Politics

A troll tried to attack trans lawmaker Danica Roem online. It completely backfired on him.

Del. Danica Roem at a 2017 White House protest
Del. Danica Roem at a 2017 White House protestPhoto: Ted Eytan/via Wiki

America’s first transgender state lawmaker turned a hateful message she received into a fundraising opportunity and the internet is rallying behind her, donating thousands in the first few minutes.

A troll going by “Joe” sent Virginia Delegate Danica Roem (D) a transphobic message on Twitter, and it backfired terribly.

Related: Trans politician Danica Roem got the Equal Rights Amendment tattooed to her arm

“No such thing as trans gender,” wrote Joe. “Only delusional people with mental disorders.”

These sorts of messages – short and mean with spelling and grammar errors – are common for transgender people who get any prominence online and Roem has undoubtedly received messages like Joe’s before.

But this time, she didn’t just delete it and move on.
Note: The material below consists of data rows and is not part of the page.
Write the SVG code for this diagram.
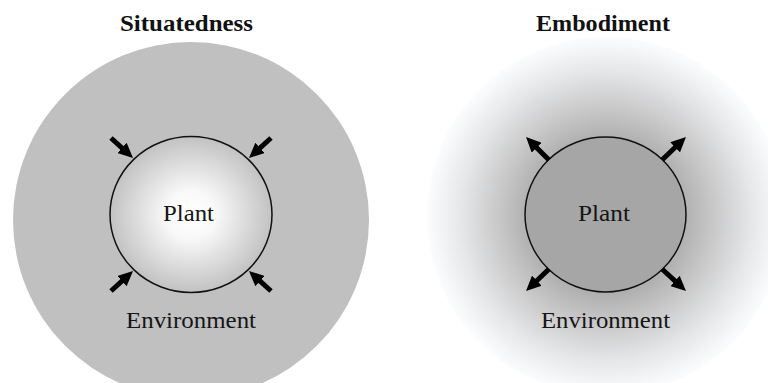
<svg xmlns="http://www.w3.org/2000/svg" width="768" height="383" viewBox="0 0 768 383">
<style>
.title{font-family:"Liberation Serif","DejaVu Serif",serif;font-weight:bold;font-size:24px;fill:#111;text-anchor:middle}
.lbl{font-family:"Liberation Serif","DejaVu Serif",serif;font-size:24px;fill:#151515;text-anchor:middle}
.arr{stroke:#000;stroke-width:5;fill:none;marker-end:url(#ah)}
.ring{stroke:#111;stroke-width:1.5}
</style>
<defs>
<marker id="ah" viewBox="0 0 15 14" refX="7" refY="7" markerWidth="15" markerHeight="14" orient="auto" markerUnits="userSpaceOnUse">
<path d="M0,0 L15,7 L0,14 Z" fill="#000"/>
</marker>
<radialGradient id="plantL" cx="0.5" cy="0.5" r="0.5">
<stop offset="0" stop-color="#ffffff"/>
<stop offset="0.3" stop-color="#f9f9f9"/>
<stop offset="1" stop-color="#c2c2c2"/>
</radialGradient>
<radialGradient id="halo" cx="0.5" cy="0.5" r="0.5">
<stop offset="0" stop-color="#8c8c8c"/>
<stop offset="0.44" stop-color="#b0b0b0"/>
<stop offset="0.6" stop-color="#c8c8c9"/>
<stop offset="0.8" stop-color="#e4e5e6"/>
<stop offset="0.95" stop-color="#f6f7f8"/>
<stop offset="1" stop-color="#fbfcfd"/>
</radialGradient>
</defs>
<rect width="768" height="383" fill="#fff"/>
<g id="situatedness">
<circle cx="191" cy="220" r="178" fill="#c0c0c0"/>
<text class="title" x="186.5" y="31" textLength="133" lengthAdjust="spacingAndGlyphs">Situatedness</text>
<text class="lbl" x="191" y="328" textLength="130" lengthAdjust="spacingAndGlyphs">Environment</text>
</g>
<g id="plant-left">
<ellipse class="ring" cx="191" cy="214.5" rx="81" ry="78" fill="url(#plantL)"/>
<text class="lbl" x="188.5" y="221" textLength="51" lengthAdjust="spacingAndGlyphs">Plant</text>
</g>
<g id="embodiment">
<circle cx="606" cy="216" r="179" fill="url(#halo)"/>
<text class="title" x="603" y="31" textLength="134" lengthAdjust="spacingAndGlyphs">Embodiment</text>
<text class="lbl" x="605.5" y="328" textLength="129" lengthAdjust="spacingAndGlyphs">Environment</text>
</g>
<g id="plant-right">
<ellipse class="ring" cx="605.5" cy="214.5" rx="80.5" ry="77.5" fill="#a6a6a6"/>
<text class="lbl" x="604" y="221" textLength="52" lengthAdjust="spacingAndGlyphs">Plant</text>
</g>
<g id="connectors">
<line class="arr" x1="111" y1="138" x2="127.1" y2="152.6"/>
<line class="arr" x1="271" y1="138" x2="254.9" y2="152.6"/>
<line class="arr" x1="111" y1="291" x2="127.1" y2="276.4"/>
<line class="arr" x1="271" y1="291" x2="254.9" y2="276.4"/>
<line class="arr" x1="549" y1="160" x2="531.7" y2="142.7"/>
<line class="arr" x1="662" y1="160" x2="680.2" y2="142.5"/>
<line class="arr" x1="549" y1="269" x2="531.8" y2="285.5"/>
<line class="arr" x1="662" y1="269" x2="680.1" y2="285.6"/>
</g>
</svg>
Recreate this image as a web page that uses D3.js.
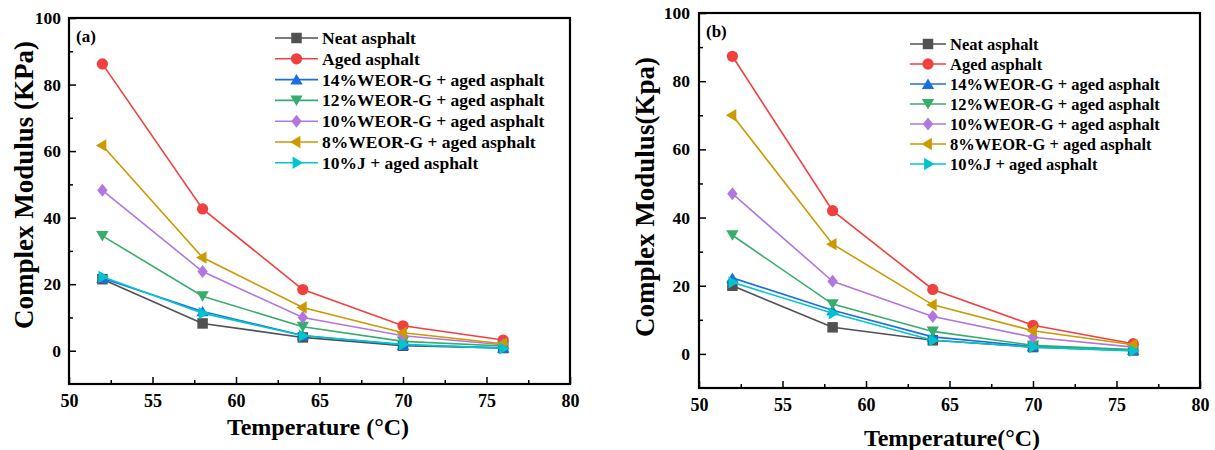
<!DOCTYPE html>
<html>
<head>
<meta charset="utf-8">
<script src="https://cdn.jsdelivr.net/npm/d3@7"></script>
<style>
  html, body { margin: 0; padding: 0; background: #fff; }
  svg { display: block; }
  text { font-family: "Liberation Serif", "Times New Roman", serif; font-weight: bold; fill: #000; }
</style>
</head>
<body>
<svg id="chart" width="1215" height="450"></svg>
<script>
// Test temperatures (°C)
const temperatures = [52, 58, 64, 70, 76];

const seriesNames = [
  "Neat asphalt",
  "Aged asphalt",
  "14%WEOR-G + aged asphalt",
  "12%WEOR-G + aged asphalt",
  "10%WEOR-G + aged asphalt",
  "8%WEOR-G + aged asphalt",
  "10%J + aged asphalt"
];

const seriesColors = ["#515151", "#F14040", "#1A6FDF", "#37AD6B", "#B177DE", "#CC9900", "#00C5CC"];
const seriesSymbols = ["square", "circle", "triangleUp", "triangleDown", "diamond", "triangleLeft", "triangleRight"];

// Panel (a): complex modulus, KPa
const neatA   = [21.5, 8.2, 4.0, 1.5, 0.8];
const agedA   = [86.2, 42.6, 18.4, 7.5, 3.2];
const weor14A = [21.8, 11.8, 4.6, 1.7, 0.9];
const weor12A = [34.5, 16.4, 7.2, 2.8, 1.4];
const weor10A = [48.2, 23.8, 10.0, 4.5, 1.8];
const weor8A  = [61.7, 28.0, 13.0, 5.4, 2.1];
const j10A    = [22.2, 11.3, 4.5, 1.9, 0.7];

// Panel (b): complex modulus, Kpa
const neatB   = [20.0, 7.8, 4.0, 2.0, 1.0];
const agedB   = [87.3, 42.0, 18.9, 8.4, 3.0];
const weor14B = [22.3, 12.8, 5.0, 2.2, 1.1];
const weor12B = [34.8, 14.6, 6.6, 2.5, 1.3];
const weor10B = [47.0, 21.3, 11.0, 4.9, 2.0];
const weor8B  = [70.0, 32.2, 14.4, 6.8, 2.7];
const j10B    = [21.0, 11.9, 4.0, 2.0, 0.9];

const xTicks = [50, 55, 60, 65, 70, 75, 80];
const yTicks = [0, 20, 40, 60, 80, 100];

const svg = d3.select("#chart");

function symbolPath(kind, size) {
  const s = size;
  switch (kind) {
    case "square": return d3.symbol(d3.symbolSquare, s * s)();
    case "circle": return d3.symbol(d3.symbolCircle, Math.PI * (s / 2) * (s / 2) * 1.15)();
    case "diamond": {
      const r = s * 0.62;
      return `M0,${-r}L${r * 0.8},0L0,${r}L${-r * 0.8},0Z`;
    }
    default: {
      const r = s * 0.62;
      const tri = [[0, -r], [r * 0.95, r * 0.6], [-r * 0.95, r * 0.6]];
      const rot = { triangleUp: 0, triangleDown: 180, triangleLeft: -90, triangleRight: 90 }[kind];
      const a = rot * Math.PI / 180;
      const pts = tri.map(([x, y]) => [x * Math.cos(a) - y * Math.sin(a), x * Math.sin(a) + y * Math.cos(a) + (kind === "triangleUp" ? 1 : kind === "triangleDown" ? -1 : 0)]);
      return "M" + pts.map(p => p.join(",")).join("L") + "Z";
    }
  }
}

function drawPanel(cfg) {
  const g = svg.append("g");
  const x = d3.scaleLinear().domain([50, 80]).range([cfg.left, cfg.right]);
  const y = d3.scaleLinear().domain([-10, 100]).range([cfg.bottom, cfg.top]);

  // frame
  g.append("rect")
    .attr("x", cfg.left).attr("y", cfg.top)
    .attr("width", cfg.right - cfg.left).attr("height", cfg.bottom - cfg.top)
    .attr("fill", "none").attr("stroke", "#000").attr("stroke-width", 2.2);

  // bottom axis: inward ticks
  const xAxis = d3.axisBottom(x).tickValues(xTicks).tickSize(-7).tickPadding(10).tickFormat(d3.format("d"));
  const xa = g.append("g").attr("transform", `translate(0,${cfg.bottom})`).call(xAxis);
  xa.select(".domain").remove();
  xa.selectAll("line").attr("stroke-width", 1.5);
  xa.selectAll("text").attr("font-size", 18).attr("font-family", "Liberation Serif").attr("font-weight", "bold");
  const xMinor = d3.axisBottom(x).tickValues(d3.range(52.5, 80, 5)).tickSize(-4).tickFormat("");
  const xm = g.append("g").attr("transform", `translate(0,${cfg.bottom})`).call(xMinor);
  xm.select(".domain").remove();
  xm.selectAll("line").attr("stroke-width", 1.5);

  // left axis: inward ticks
  const yAxis = d3.axisLeft(y).tickValues(yTicks).tickSize(-7).tickPadding(cfg.yPad).tickFormat(d3.format("d"));
  const ya = g.append("g").attr("transform", `translate(${cfg.left},0)`).call(yAxis);
  ya.select(".domain").remove();
  ya.selectAll("line").attr("stroke-width", 1.5);
  ya.selectAll("text").attr("font-size", 17.5).attr("font-family", "Liberation Serif").attr("font-weight", "bold");
  const yMinor = d3.axisLeft(y).tickValues([10, 30, 50, 70, 90]).tickSize(-4).tickFormat("");
  const ym = g.append("g").attr("transform", `translate(${cfg.left},0)`).call(yMinor);
  ym.select(".domain").remove();
  ym.selectAll("line").attr("stroke-width", 1.5);

  // axis titles
  g.append("text")
    .attr("x", cfg.xTitleX).attr("y", cfg.xTitleY)
    .attr("text-anchor", "middle").attr("font-size", 24)
    .text(cfg.xTitle);
  g.append("text")
    .attr("transform", `translate(${cfg.yTitleX},${cfg.yTitleY}) rotate(-90)`)
    .attr("text-anchor", "middle").attr("font-size", 27)
    .text(cfg.yTitle);

  // panel label
  g.append("text")
    .attr("x", cfg.left + 7).attr("y", cfg.top + 24)
    .attr("font-size", 17).text(cfg.label);

  const line = d3.line().x((d, i) => x(temperatures[i])).y(d => y(d));

  cfg.series.forEach((vals, k) => {
    const sg = g.append("g");
    sg.append("path").datum(vals)
      .attr("d", line).attr("fill", "none")
      .attr("stroke", seriesColors[k]).attr("stroke-width", 1.6);
    sg.selectAll("path.m").data(vals).join("path")
      .attr("class", "m")
      .attr("transform", (d, i) => `translate(${x(temperatures[i])},${y(d)})`)
      .attr("d", symbolPath(seriesSymbols[k], 10.5))
      .attr("fill", seriesColors[k]);
  });

  // legend
  const lg = g.append("g").attr("transform", `translate(${cfg.legX},${cfg.legY})`);
  seriesNames.forEach((name, k) => {
    const row = lg.append("g").attr("transform", `translate(0,${k * cfg.legStep})`);
    row.append("line").attr("x1", 0).attr("x2", cfg.legLine).attr("y1", 0).attr("y2", 0)
      .attr("stroke", seriesColors[k]).attr("stroke-width", 1.6);
    row.append("path").attr("transform", `translate(${cfg.legLine / 2},0)`)
      .attr("d", symbolPath(seriesSymbols[k], 10.5)).attr("fill", seriesColors[k]);
    row.append("text").attr("x", cfg.legLine + 4).attr("y", 6)
      .attr("font-size", cfg.legFont).text(name);
  });
}

drawPanel({
  left: 69, right: 570, top: 18, bottom: 384, yPad: 8,
  label: "(a)",
  xTitle: "Temperature (°C)", xTitleX: 318, xTitleY: 435,
  yTitle: "Complex Modulus (KPa)", yTitleX: 33, yTitleY: 185,
  series: [neatA, agedA, weor14A, weor12A, weor10A, weor8A, j10A],
  legX: 275, legY: 38, legStep: 20.8, legLine: 43, legFont: 17.5
});

drawPanel({
  left: 699, right: 1200, top: 13, bottom: 388, yPad: 9,
  label: "(b)",
  xTitle: "Temperature(°C)", xTitleX: 952, xTitleY: 446,
  yTitle: "Complex Modulus(Kpa)", yTitleX: 654, yTitleY: 197,
  series: [neatB, agedB, weor14B, weor12B, weor10B, weor8B, j10B],
  legX: 910, legY: 44, legStep: 20, legLine: 36, legFont: 16.5
});
</script>
</body>
</html>
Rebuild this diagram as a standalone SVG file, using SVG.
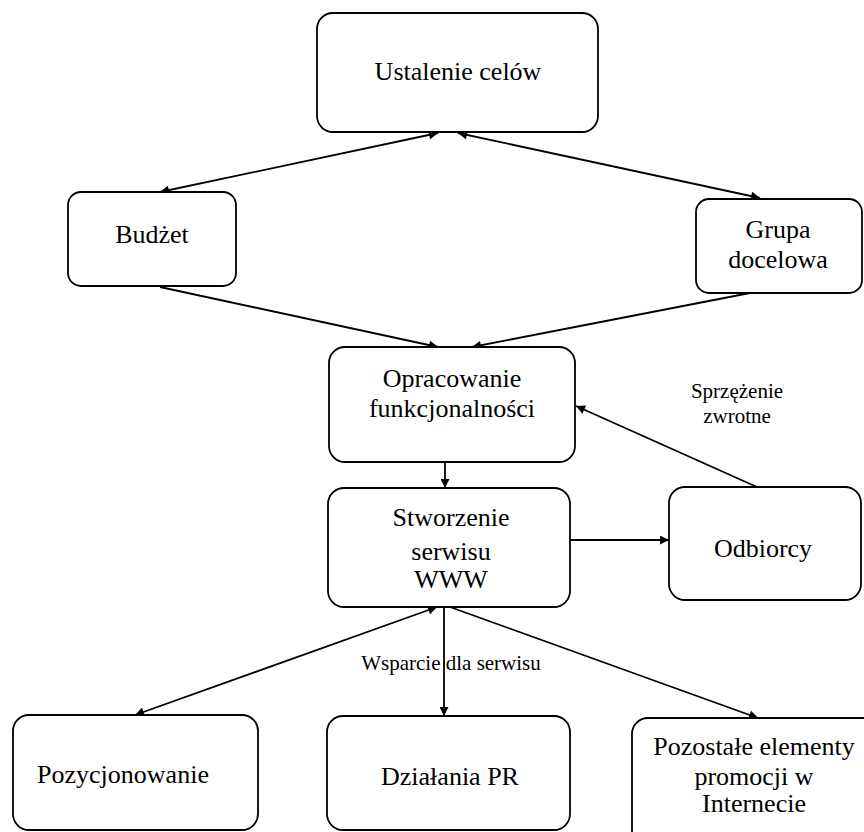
<svg xmlns="http://www.w3.org/2000/svg" width="864" height="832" viewBox="0 0 864 832">
<style>
.box{fill:#fff;stroke:#000;stroke-width:1.8}
.t{font-family:"Liberation Serif","Times New Roman",serif;font-size:26px;fill:#000;text-anchor:middle}
.s{font-family:"Liberation Serif","Times New Roman",serif;font-size:21px;fill:#000;text-anchor:middle}
.c{stroke:#000;stroke-width:1.8;fill:none}
</style>
<defs>
<marker id="ah" viewBox="0 0 10 10" refX="10" refY="5" markerWidth="11" markerHeight="9" markerUnits="userSpaceOnUse" orient="auto-start-reverse">
<path d="M0,0 L10,5 L0,10 Z" fill="#000"/>
</marker>
</defs>
<rect width="864" height="832" fill="#fff"/>
<g id="connectors">
<line class="c" x1="438" y1="133" x2="160" y2="192" marker-start="url(#ah)" marker-end="url(#ah)"/>
<line class="c" x1="458" y1="133" x2="760" y2="198" marker-start="url(#ah)" marker-end="url(#ah)"/>
<line class="c" x1="160" y1="287" x2="438" y2="347" marker-end="url(#ah)"/>
<line class="c" x1="750" y1="293" x2="472" y2="347" marker-end="url(#ah)"/>
<line class="c" x1="445" y1="462" x2="445" y2="488" marker-end="url(#ah)"/>
<line class="c" x1="570" y1="540" x2="669" y2="540" marker-end="url(#ah)"/>
<line class="c" x1="757" y1="487" x2="576" y2="406" marker-end="url(#ah)"/>
<line class="c" x1="437" y1="607" x2="135" y2="715" marker-start="url(#ah)" marker-end="url(#ah)"/>
<line class="c" x1="444" y1="607" x2="444" y2="716" marker-end="url(#ah)"/>
<line class="c" x1="450" y1="607" x2="758" y2="718" marker-end="url(#ah)"/>
</g>
<g id="ustalenie">
<rect class="box" x="317" y="13" width="281" height="119" rx="16"/>
<text class="t" x="458" y="80">Ustalenie celów</text>
</g>
<g id="budzet">
<rect class="box" x="68" y="192" width="168" height="94" rx="13"/>
<text class="t" x="152" y="243">Budżet</text>
</g>
<g id="grupa">
<rect class="box" x="696" y="199" width="166" height="94" rx="13"/>
<text class="t" x="778" y="238">Grupa</text>
<text class="t" x="778" y="268">docelowa</text>
</g>
<g id="opracowanie">
<rect class="box" x="329" y="347" width="246" height="115" rx="16"/>
<text class="t" x="452" y="387">Opracowanie</text>
<text class="t" x="452" y="417">funkcjonalności</text>
</g>
<g id="sprzezenie-label">
<text class="s" x="737" y="398">Sprzężenie</text>
<text class="s" x="737" y="423">zwrotne</text>
</g>
<g id="stworzenie">
<rect class="box" x="328" y="488" width="242" height="119" rx="16"/>
<text class="t" x="451" y="526">Stworzenie</text>
<text class="t" x="451" y="560">serwisu</text>
<text class="t" x="451" y="588">WWW</text>
</g>
<g id="odbiorcy">
<rect class="box" x="669" y="487" width="192" height="113" rx="16"/>
<text class="t" x="763" y="557">Odbiorcy</text>
</g>
<g id="wsparcie-label">
<text class="s" x="451" y="670">Wsparcie dla serwisu</text>
</g>
<g id="pozycjonowanie">
<rect class="box" x="13" y="715" width="245" height="115" rx="16"/>
<text class="t" x="123" y="783">Pozycjonowanie</text>
</g>
<g id="dzialania">
<rect class="box" x="327" y="716" width="243" height="114" rx="16"/>
<text class="t" x="450" y="785">Działania PR</text>
</g>
<g id="pozostale">
<rect class="box" x="632" y="718" width="250" height="130" rx="16"/>
<text class="t" x="754" y="755">Pozostałe elementy</text>
<text class="t" x="754" y="785">promocji w</text>
<text class="t" x="754" y="812">Internecie</text>
</g>
</svg>
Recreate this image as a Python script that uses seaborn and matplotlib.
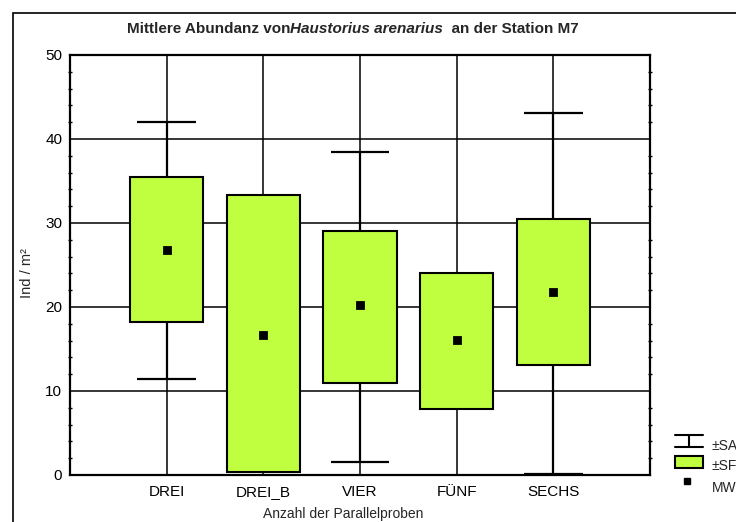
import numpy as np
import pandas as pd
import matplotlib
matplotlib.use("Agg")
import matplotlib.pyplot as plt
import seaborn as sns
from matplotlib.patches import Rectangle
from matplotlib.lines import Line2D
from matplotlib.ticker import MultipleLocator

# ---- data ----
categories = ["DREI", "DREI_B", "VIER", "FÜNF", "SECHS"]
mean_vals = [26.8, 16.7, 20.2, 16.1, 21.8]
se_low = [18.2, 0.3, 11.0, 7.9, 13.1]
se_high = [35.5, 33.3, 29.1, 24.1, 30.5]
sd_low = [11.4, np.nan, 1.5, np.nan, 0.15]
sd_high = [42.0, np.nan, 38.4, np.nan, 43.1]
y_ticks = [0, 10, 20, 30, 40, 50]
title_parts = ["Mittlere Abundanz von", "Haustorius arenarius", "  an der Station M7"]
legend_labels = ["±SA", "±SF", "MW"]
x_label = "Anzahl der Parallelproben"
y_label = "Ind / m²"

BOX_COLOR = "#C0FF40"
W, H = 736, 522

sns.set_theme(style="white")
plt.rcParams["font.family"] = ["Liberation Sans", "DejaVu Sans"]

fig = plt.figure(figsize=(W / 100, H / 100), dpi=100)
ax = fig.add_axes([70 / W, 47 / H, 580 / W, 420 / H])


def fx(px):
    return px / W


def fy(py):
    return 1 - py / H


df = pd.DataFrame({
    "cat": categories,
    "height": np.array(se_high) - np.array(se_low),
    "bottom": se_low,
    "mean": mean_vals,
})

sns.barplot(data=df, x="cat", y="height", order=categories, bottom=df["bottom"].values,
            width=0.76, color=BOX_COLOR, saturation=1, edgecolor="black",
            linewidth=1.5, errorbar=None, ax=ax, zorder=2)

pos = np.arange(len(categories))
cap = 0.305
for i in pos:
    if not np.isnan(sd_low[i]):
        ax.vlines(i, sd_low[i], se_low[i], color="black", lw=1.6, zorder=3)
        ax.hlines(sd_low[i], i - cap, i + cap, color="black", lw=1.6, zorder=3)
    if not np.isnan(sd_high[i]):
        ax.vlines(i, se_high[i], sd_high[i], color="black", lw=1.6, zorder=3)
        ax.hlines(sd_high[i], i - cap, i + cap, color="black", lw=1.6, zorder=3)

sns.pointplot(data=df, x="cat", y="mean", order=categories, linestyle="none",
              marker="s", color="black", markersize=4.5, errorbar=None, ax=ax, zorder=5)

ax.set_xlim(-1, 5)
ax.set_ylim(0, 50)
ax.set_yticks(y_ticks)
ax.set_yticklabels([str(t) for t in y_ticks], fontsize=11)
ax.yaxis.set_minor_locator(MultipleLocator(2))
ax.set_xticks(pos)
ax.set_xticklabels(categories, fontsize=11)
ax.set_axisbelow(True)
ax.grid(True, which="major", axis="both", color="black", lw=1.1)
ax.set_xlabel("")
ax.set_ylabel("")
for s in ax.spines.values():
    s.set_visible(True)
    s.set_color("black")
    s.set_linewidth(1.6)
ax.tick_params(axis="x", which="both", length=0, pad=7, colors="black")
ax.tick_params(axis="y", which="major", length=0, pad=5.5, colors="black", left=True, right=True)
ax.tick_params(axis="y", which="minor", length=3.5, width=1, direction="inout", left=True, right=True, color="black")

fig.text(fx(27), fy(273), y_label, rotation=90, ha="center", va="center", fontsize=10.5)
fig.text(fx(343), fy(514), x_label, ha="center", va="center", fontsize=10)

# outer frame
fig.add_artist(Rectangle((fx(13), -0.1), 1.2, fy(13) + 0.1, transform=fig.transFigure,
                         fill=False, ec="black", lw=1.2))

# title in three pieces
styles = [dict(weight="bold"), dict(weight="bold", style="italic"), dict(weight="bold")]
texts = [fig.text(0, fy(33.3), t, ha="left", va="baseline", fontsize=11, **st)
         for t, st in zip(title_parts, styles)]
fig.canvas.draw()
r = fig.canvas.get_renderer()
widths = [t.get_window_extent(r).width for t in texts]
start = 353 - sum(widths) / 2
for t, w in zip(texts, widths):
    t.set_x(fx(start))
    start += w

# legend drawn manually
lk = dict(transform=fig.transFigure, color="black", lw=1.5)
fig.add_artist(Line2D([fx(675), fx(703)], [fy(435), fy(435)], **lk))
fig.add_artist(Line2D([fx(675), fx(703)], [fy(446.7), fy(446.7)], **lk))
fig.add_artist(Line2D([fx(689), fx(689)], [fy(435), fy(446.7)], **lk))
fig.add_artist(Rectangle((fx(675), fy(467.7)), fx(703) - fx(675), fy(456) - fy(467.7),
                         transform=fig.transFigure, fc=BOX_COLOR, ec="black", lw=1.5))
fig.add_artist(Line2D([fx(687)], [fy(480.7)], marker="s", markersize=4.5, color="black",
                      transform=fig.transFigure, linestyle="none"))
for lab, by in zip(legend_labels, [450, 470, 491.7]):
    fig.text(fx(712), fy(by), lab, ha="left", va="baseline", fontsize=10)

fig.savefig("out.png", dpi=100)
She wrote Joe a polite response and thanked him.

“Dear Joe,” Roem wrote. “Thank you so much for your message – not for the message itself but for your decision to send it to me because I’m going to screenshot our conversation thread here, post it to my Twitter page and use it to raise money for my re-election campaign.”

“I would tell you to feel free to contribute too but, really, in so many ways, you already have,” she concluded.

She posted a screenshot with a link to donate to her campaign.

She tweeted the link and the screenshot at 9:03 on Wednesday, June 16. In less than two hours, she had already raised over $2129 from Joe’s message.

She also got messages of support on Twitter.

In 2017, Roem became the first out transgender person to be elected to and serve in a state legislature after she ran what was called a “smart, issues-driven campaign focused on improving the lives of her neighbors.”

She’s still focusing on local issues her constituents care about; her campaign contributions page and her social media profiles all mention her work to “fix Route 28,” which runs through her district in Virginia.